▶ [DESCRIPTION OF THE TASK]: Extract the opening line of the entries and every line after it, stopping at and including the line that contains "7.2e12, 1.1e13, 1.6e13]". Do not include pictures.

▶ [Entries with chart source code]:
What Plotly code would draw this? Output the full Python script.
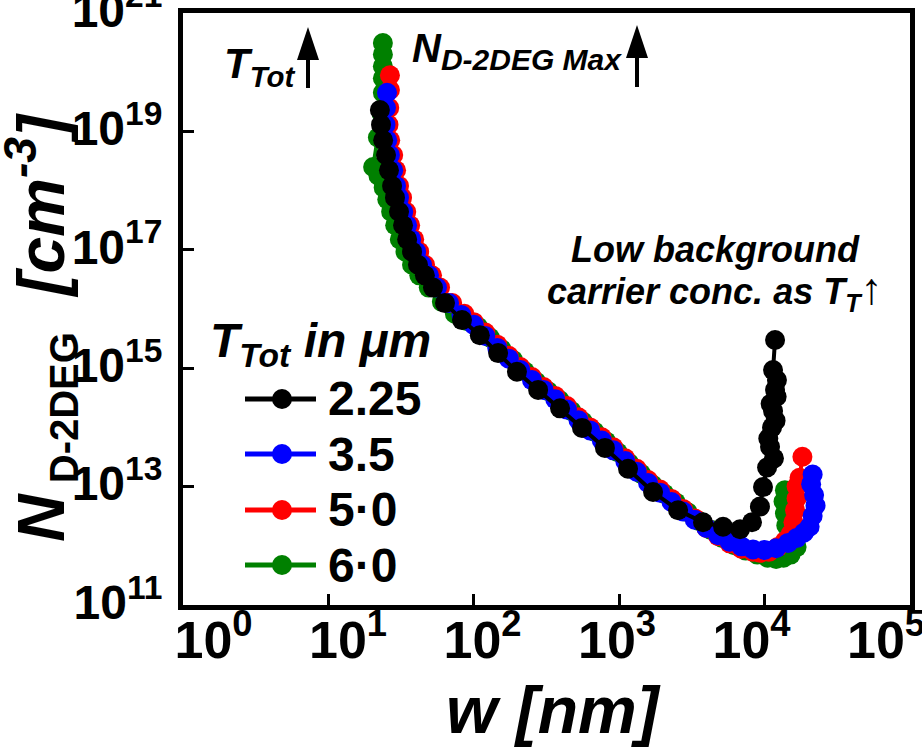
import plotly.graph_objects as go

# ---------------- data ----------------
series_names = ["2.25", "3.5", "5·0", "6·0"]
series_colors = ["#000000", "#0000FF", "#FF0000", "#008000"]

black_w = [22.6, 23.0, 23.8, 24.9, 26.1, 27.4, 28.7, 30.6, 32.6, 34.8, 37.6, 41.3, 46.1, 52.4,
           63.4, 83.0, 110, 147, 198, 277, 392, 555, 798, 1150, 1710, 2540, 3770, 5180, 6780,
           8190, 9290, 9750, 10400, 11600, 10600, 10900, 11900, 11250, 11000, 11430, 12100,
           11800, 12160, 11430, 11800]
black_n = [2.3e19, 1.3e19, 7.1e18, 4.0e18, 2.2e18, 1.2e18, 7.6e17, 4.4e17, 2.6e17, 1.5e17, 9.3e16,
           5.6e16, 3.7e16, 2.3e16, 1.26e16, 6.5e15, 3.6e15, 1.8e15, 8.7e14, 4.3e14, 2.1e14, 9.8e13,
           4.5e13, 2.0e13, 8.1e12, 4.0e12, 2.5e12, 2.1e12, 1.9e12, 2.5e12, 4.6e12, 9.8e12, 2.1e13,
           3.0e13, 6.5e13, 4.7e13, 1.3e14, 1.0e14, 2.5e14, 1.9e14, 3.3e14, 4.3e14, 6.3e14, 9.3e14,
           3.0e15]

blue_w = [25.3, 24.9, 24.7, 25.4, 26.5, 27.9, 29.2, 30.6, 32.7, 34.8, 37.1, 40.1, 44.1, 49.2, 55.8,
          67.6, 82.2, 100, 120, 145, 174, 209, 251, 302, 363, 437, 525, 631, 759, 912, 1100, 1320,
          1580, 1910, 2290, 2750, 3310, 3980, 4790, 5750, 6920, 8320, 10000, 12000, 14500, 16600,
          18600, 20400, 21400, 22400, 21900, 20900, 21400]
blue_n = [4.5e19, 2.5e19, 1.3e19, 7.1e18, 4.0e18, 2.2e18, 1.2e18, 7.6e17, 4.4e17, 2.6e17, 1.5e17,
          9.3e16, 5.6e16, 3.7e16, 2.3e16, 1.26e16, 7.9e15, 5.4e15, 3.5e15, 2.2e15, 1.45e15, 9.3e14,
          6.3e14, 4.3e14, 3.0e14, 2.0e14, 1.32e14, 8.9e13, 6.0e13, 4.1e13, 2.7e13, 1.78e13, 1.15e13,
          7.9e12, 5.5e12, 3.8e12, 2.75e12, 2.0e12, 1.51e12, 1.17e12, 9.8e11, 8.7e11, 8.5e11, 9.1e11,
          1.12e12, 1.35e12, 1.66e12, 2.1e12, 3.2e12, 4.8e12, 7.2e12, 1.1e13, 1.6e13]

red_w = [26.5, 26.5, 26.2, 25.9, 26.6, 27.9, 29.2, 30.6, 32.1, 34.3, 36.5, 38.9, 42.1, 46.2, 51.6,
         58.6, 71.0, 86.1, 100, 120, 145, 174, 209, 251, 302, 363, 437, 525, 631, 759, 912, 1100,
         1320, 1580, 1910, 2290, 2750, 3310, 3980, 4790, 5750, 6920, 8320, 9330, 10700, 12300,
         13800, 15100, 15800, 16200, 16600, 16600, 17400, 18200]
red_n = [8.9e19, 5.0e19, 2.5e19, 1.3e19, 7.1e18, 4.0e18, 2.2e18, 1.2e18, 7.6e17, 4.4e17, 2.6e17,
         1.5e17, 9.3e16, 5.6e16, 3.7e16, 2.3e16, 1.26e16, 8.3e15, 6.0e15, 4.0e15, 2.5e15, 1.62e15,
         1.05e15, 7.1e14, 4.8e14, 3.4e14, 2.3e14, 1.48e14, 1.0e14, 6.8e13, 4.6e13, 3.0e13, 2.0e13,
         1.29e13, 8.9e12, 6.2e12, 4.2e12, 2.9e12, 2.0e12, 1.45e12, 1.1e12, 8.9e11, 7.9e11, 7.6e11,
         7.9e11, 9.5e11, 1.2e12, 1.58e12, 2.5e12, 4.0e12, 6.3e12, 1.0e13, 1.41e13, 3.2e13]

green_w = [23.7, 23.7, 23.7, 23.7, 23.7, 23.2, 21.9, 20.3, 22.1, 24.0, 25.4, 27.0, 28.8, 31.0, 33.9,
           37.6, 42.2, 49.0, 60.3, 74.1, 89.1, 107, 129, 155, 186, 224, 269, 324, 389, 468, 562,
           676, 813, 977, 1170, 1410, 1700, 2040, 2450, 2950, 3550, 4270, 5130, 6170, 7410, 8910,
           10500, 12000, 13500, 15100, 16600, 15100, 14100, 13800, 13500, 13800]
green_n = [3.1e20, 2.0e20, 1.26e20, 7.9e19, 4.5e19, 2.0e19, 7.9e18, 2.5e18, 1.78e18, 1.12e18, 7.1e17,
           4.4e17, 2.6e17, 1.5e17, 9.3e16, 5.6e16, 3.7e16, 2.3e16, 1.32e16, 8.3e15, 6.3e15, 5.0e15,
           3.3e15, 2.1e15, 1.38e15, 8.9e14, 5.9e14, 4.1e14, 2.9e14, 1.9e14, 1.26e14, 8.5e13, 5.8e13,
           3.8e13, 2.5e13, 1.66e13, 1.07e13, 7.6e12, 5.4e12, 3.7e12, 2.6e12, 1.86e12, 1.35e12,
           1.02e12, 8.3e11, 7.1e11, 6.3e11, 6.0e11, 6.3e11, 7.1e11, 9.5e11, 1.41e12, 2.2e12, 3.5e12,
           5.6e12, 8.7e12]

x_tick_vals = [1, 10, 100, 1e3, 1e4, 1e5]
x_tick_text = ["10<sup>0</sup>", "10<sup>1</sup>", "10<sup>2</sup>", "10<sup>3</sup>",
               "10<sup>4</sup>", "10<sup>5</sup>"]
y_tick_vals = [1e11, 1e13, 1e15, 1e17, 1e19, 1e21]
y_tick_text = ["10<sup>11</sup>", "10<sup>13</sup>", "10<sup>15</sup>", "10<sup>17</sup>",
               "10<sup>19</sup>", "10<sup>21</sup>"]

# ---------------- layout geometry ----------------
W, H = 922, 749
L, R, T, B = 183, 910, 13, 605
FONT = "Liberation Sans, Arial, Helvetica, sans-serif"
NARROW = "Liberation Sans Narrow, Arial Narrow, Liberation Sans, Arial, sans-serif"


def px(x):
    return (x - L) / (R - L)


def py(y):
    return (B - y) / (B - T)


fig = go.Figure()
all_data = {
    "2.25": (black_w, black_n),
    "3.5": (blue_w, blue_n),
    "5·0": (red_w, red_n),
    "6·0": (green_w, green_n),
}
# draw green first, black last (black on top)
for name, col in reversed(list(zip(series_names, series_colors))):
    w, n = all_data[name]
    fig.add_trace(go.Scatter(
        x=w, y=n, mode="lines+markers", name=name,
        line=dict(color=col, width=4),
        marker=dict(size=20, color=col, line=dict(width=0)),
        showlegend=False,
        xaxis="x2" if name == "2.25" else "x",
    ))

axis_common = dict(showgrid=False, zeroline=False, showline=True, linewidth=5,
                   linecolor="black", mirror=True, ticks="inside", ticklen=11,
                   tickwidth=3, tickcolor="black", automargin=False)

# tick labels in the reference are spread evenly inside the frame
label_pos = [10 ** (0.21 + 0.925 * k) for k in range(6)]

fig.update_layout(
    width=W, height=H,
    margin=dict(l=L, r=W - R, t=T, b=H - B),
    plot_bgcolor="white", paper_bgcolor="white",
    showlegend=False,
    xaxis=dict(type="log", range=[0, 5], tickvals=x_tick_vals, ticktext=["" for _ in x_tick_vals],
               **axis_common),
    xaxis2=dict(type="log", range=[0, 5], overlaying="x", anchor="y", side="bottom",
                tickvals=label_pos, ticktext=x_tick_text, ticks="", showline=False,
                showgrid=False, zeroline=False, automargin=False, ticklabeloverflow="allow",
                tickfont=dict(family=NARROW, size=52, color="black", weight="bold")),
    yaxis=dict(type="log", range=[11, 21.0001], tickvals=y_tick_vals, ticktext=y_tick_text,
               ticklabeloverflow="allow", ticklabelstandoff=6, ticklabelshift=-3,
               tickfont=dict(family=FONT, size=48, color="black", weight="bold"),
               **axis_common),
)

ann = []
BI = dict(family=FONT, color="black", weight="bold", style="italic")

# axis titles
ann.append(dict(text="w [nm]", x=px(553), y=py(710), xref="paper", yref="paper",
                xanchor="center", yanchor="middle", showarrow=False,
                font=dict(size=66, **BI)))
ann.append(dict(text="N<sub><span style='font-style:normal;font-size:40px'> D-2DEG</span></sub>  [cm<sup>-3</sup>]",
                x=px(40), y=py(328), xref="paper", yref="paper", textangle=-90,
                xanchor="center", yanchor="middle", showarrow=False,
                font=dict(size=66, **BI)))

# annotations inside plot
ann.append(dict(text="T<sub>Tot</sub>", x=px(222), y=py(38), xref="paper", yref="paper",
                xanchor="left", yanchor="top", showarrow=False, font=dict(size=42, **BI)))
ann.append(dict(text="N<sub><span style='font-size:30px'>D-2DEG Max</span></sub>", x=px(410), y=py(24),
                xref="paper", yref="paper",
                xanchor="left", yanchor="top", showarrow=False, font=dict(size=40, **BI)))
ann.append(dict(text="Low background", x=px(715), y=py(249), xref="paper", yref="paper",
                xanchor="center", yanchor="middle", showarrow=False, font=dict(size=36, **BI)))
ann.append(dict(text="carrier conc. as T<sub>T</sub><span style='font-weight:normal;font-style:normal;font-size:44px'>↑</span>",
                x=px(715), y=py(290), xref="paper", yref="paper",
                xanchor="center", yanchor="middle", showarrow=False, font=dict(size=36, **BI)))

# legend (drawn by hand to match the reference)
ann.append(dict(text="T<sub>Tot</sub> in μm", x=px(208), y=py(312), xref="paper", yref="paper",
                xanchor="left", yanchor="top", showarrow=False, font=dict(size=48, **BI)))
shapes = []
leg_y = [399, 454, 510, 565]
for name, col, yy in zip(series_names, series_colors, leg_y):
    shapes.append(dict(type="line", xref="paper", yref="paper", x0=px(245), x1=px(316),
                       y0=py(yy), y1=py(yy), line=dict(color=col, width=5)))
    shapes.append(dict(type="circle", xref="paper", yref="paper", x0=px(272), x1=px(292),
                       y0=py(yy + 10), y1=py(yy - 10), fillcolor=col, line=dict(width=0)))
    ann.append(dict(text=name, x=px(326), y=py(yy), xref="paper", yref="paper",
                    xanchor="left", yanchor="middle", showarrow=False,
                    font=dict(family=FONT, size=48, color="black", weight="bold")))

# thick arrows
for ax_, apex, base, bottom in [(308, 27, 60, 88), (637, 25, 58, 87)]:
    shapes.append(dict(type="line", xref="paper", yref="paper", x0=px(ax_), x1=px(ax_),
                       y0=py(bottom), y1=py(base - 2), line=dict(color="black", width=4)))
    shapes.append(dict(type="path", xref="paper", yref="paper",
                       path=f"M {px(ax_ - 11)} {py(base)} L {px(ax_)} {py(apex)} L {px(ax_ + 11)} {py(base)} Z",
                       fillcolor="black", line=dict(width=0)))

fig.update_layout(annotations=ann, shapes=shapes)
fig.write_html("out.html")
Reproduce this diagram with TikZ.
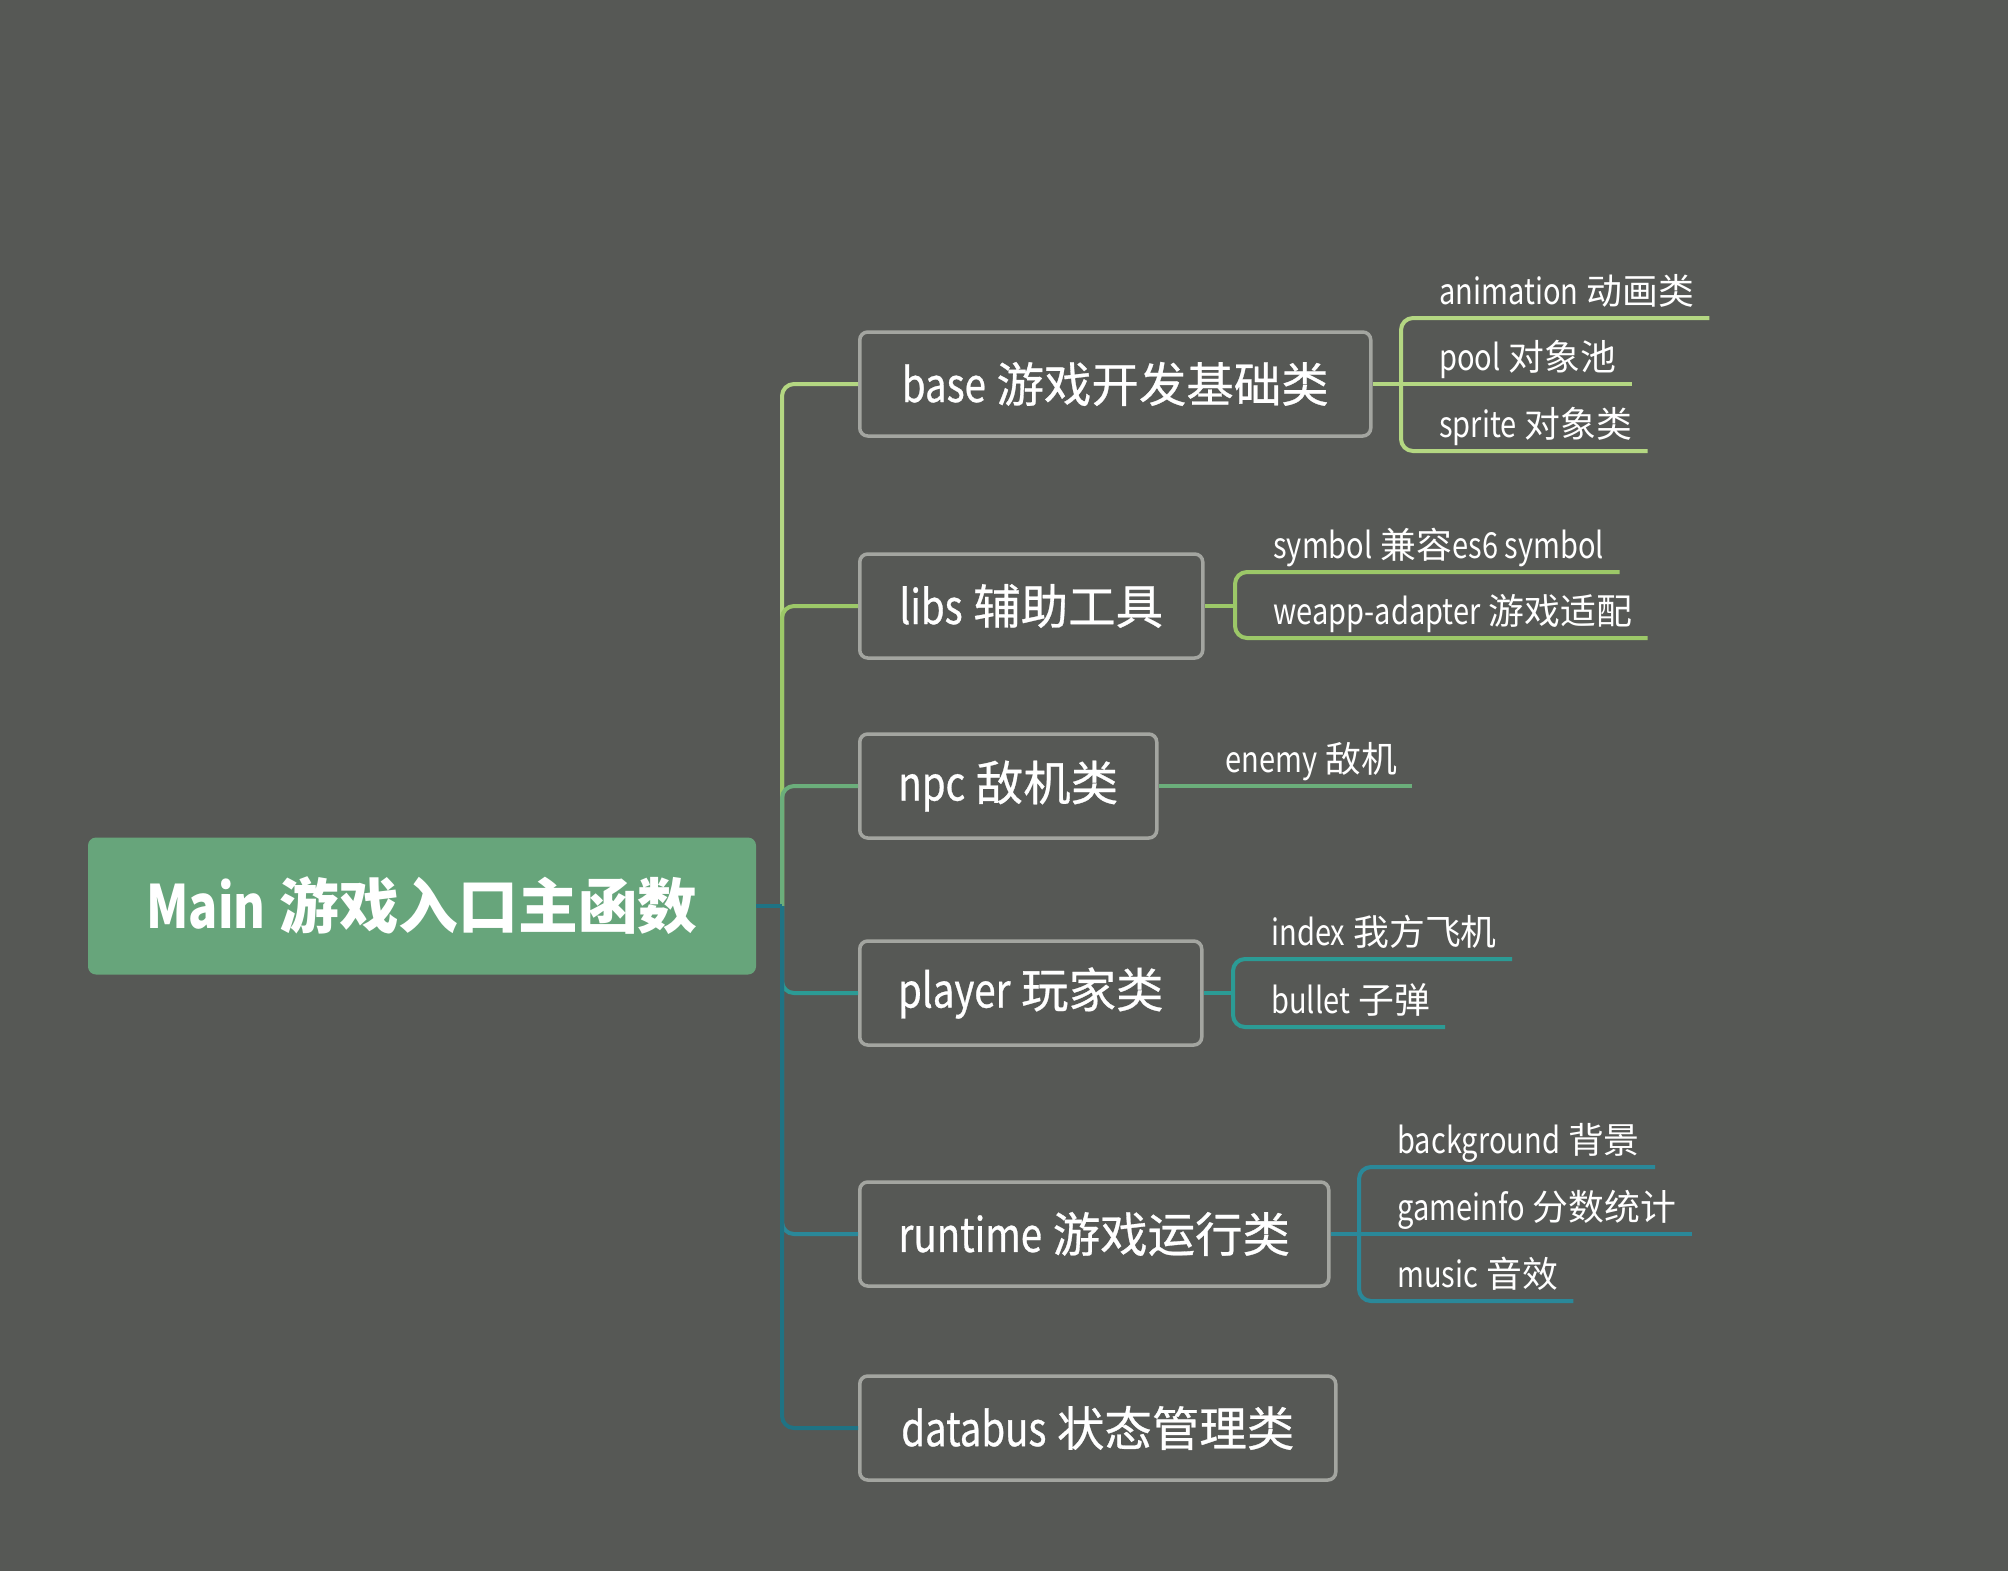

▶ [CORRECT RESULT]:
What Plotly code would draw this? Output the full Python script.
import plotly.graph_objects as go

# ---------------- data ----------------
series_names = ["2.25", "3.5", "5·0", "6·0"]
series_colors = ["#000000", "#0000FF", "#FF0000", "#008000"]

black_w = [22.6, 23.0, 23.8, 24.9, 26.1, 27.4, 28.7, 30.6, 32.6, 34.8, 37.6, 41.3, 46.1, 52.4,
           63.4, 83.0, 110, 147, 198, 277, 392, 555, 798, 1150, 1710, 2540, 3770, 5180, 6780,
           8190, 9290, 9750, 10400, 11600, 10600, 10900, 11900, 11250, 11000, 11430, 12100,
           11800, 12160, 11430, 11800]
black_n = [2.3e19, 1.3e19, 7.1e18, 4.0e18, 2.2e18, 1.2e18, 7.6e17, 4.4e17, 2.6e17, 1.5e17, 9.3e16,
           5.6e16, 3.7e16, 2.3e16, 1.26e16, 6.5e15, 3.6e15, 1.8e15, 8.7e14, 4.3e14, 2.1e14, 9.8e13,
           4.5e13, 2.0e13, 8.1e12, 4.0e12, 2.5e12, 2.1e12, 1.9e12, 2.5e12, 4.6e12, 9.8e12, 2.1e13,
           3.0e13, 6.5e13, 4.7e13, 1.3e14, 1.0e14, 2.5e14, 1.9e14, 3.3e14, 4.3e14, 6.3e14, 9.3e14,
           3.0e15]

blue_w = [25.3, 24.9, 24.7, 25.4, 26.5, 27.9, 29.2, 30.6, 32.7, 34.8, 37.1, 40.1, 44.1, 49.2, 55.8,
          67.6, 82.2, 100, 120, 145, 174, 209, 251, 302, 363, 437, 525, 631, 759, 912, 1100, 1320,
          1580, 1910, 2290, 2750, 3310, 3980, 4790, 5750, 6920, 8320, 10000, 12000, 14500, 16600,
          18600, 20400, 21400, 22400, 21900, 20900, 21400]
blue_n = [4.5e19, 2.5e19, 1.3e19, 7.1e18, 4.0e18, 2.2e18, 1.2e18, 7.6e17, 4.4e17, 2.6e17, 1.5e17,
          9.3e16, 5.6e16, 3.7e16, 2.3e16, 1.26e16, 7.9e15, 5.4e15, 3.5e15, 2.2e15, 1.45e15, 9.3e14,
          6.3e14, 4.3e14, 3.0e14, 2.0e14, 1.32e14, 8.9e13, 6.0e13, 4.1e13, 2.7e13, 1.78e13, 1.15e13,
          7.9e12, 5.5e12, 3.8e12, 2.75e12, 2.0e12, 1.51e12, 1.17e12, 9.8e11, 8.7e11, 8.5e11, 9.1e11,
          1.12e12, 1.35e12, 1.66e12, 2.1e12, 3.2e12, 4.8e12, 7.2e12, 1.1e13, 1.6e13]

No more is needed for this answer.